=== The problem ===
In the listing that follows, retype every line from the first through the one containing "left_yticks = [-1.5, -1.0, -0.5, 0.0, 0.5, 1.0, 1.5]". Pictures are to be left out.

=== Data shown ===
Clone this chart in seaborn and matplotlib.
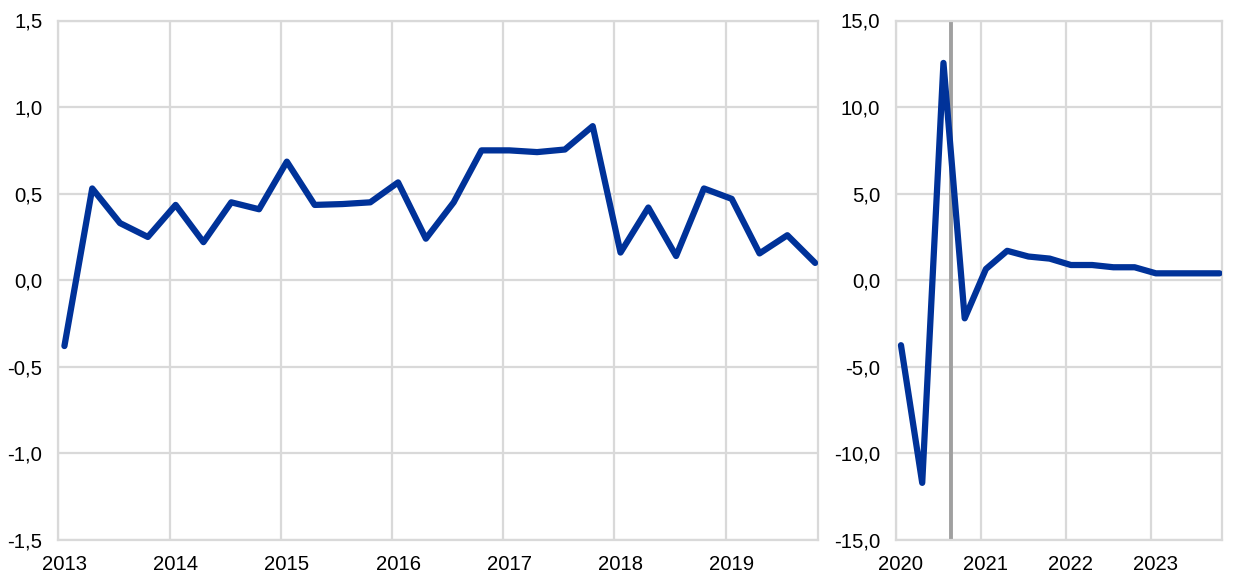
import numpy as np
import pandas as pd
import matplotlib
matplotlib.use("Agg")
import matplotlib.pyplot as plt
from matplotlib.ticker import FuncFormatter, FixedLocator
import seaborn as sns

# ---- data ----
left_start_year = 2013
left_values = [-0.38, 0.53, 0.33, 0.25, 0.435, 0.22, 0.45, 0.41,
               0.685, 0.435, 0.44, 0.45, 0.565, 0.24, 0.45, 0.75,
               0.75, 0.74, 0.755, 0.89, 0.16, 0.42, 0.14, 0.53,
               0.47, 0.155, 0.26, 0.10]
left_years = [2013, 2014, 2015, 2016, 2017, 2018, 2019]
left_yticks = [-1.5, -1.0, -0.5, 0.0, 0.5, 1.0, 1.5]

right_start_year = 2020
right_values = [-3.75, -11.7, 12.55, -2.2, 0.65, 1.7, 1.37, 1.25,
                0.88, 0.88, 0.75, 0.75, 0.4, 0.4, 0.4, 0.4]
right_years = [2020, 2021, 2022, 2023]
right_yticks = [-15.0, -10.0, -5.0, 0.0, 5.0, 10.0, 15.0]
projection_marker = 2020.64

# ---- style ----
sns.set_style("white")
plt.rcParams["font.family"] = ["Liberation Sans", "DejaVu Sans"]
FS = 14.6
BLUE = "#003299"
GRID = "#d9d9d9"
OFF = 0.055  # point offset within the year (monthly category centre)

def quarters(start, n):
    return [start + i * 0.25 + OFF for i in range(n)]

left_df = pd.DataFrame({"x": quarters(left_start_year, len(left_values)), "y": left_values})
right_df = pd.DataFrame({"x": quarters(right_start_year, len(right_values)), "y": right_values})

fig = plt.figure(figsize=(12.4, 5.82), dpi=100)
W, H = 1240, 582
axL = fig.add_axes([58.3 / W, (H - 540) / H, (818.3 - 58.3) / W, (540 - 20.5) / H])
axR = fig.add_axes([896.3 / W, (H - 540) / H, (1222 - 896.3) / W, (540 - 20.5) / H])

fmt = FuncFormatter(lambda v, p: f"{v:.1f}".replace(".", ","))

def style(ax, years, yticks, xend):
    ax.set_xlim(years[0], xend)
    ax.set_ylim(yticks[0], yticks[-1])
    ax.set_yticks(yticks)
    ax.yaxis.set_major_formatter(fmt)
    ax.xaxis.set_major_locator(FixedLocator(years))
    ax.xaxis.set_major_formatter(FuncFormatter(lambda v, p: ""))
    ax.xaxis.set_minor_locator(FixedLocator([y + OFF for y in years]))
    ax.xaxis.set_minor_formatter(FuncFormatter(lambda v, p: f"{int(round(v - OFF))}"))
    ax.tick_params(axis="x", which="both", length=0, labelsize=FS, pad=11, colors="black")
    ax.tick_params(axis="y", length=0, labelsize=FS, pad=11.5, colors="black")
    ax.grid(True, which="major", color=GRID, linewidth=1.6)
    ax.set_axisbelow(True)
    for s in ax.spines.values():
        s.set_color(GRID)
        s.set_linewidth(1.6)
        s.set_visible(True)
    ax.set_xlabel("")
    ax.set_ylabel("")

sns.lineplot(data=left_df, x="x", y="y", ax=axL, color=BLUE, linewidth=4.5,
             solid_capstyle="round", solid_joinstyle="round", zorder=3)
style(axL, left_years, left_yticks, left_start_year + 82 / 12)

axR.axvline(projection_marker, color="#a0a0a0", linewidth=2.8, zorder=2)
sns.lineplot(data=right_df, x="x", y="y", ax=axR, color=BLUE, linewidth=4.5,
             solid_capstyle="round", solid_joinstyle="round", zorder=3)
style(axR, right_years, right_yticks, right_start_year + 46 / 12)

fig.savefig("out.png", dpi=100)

=== Problem solution ===
Clone this chart in seaborn and matplotlib.
import numpy as np
import pandas as pd
import matplotlib
matplotlib.use("Agg")
import matplotlib.pyplot as plt
from matplotlib.ticker import FuncFormatter, FixedLocator
import seaborn as sns

# ---- data ----
left_start_year = 2013
left_values = [-0.38, 0.53, 0.33, 0.25, 0.435, 0.22, 0.45, 0.41,
               0.685, 0.435, 0.44, 0.45, 0.565, 0.24, 0.45, 0.75,
               0.75, 0.74, 0.755, 0.89, 0.16, 0.42, 0.14, 0.53,
               0.47, 0.155, 0.26, 0.10]
left_years = [2013, 2014, 2015, 2016, 2017, 2018, 2019]
left_yticks = [-1.5, -1.0, -0.5, 0.0, 0.5, 1.0, 1.5]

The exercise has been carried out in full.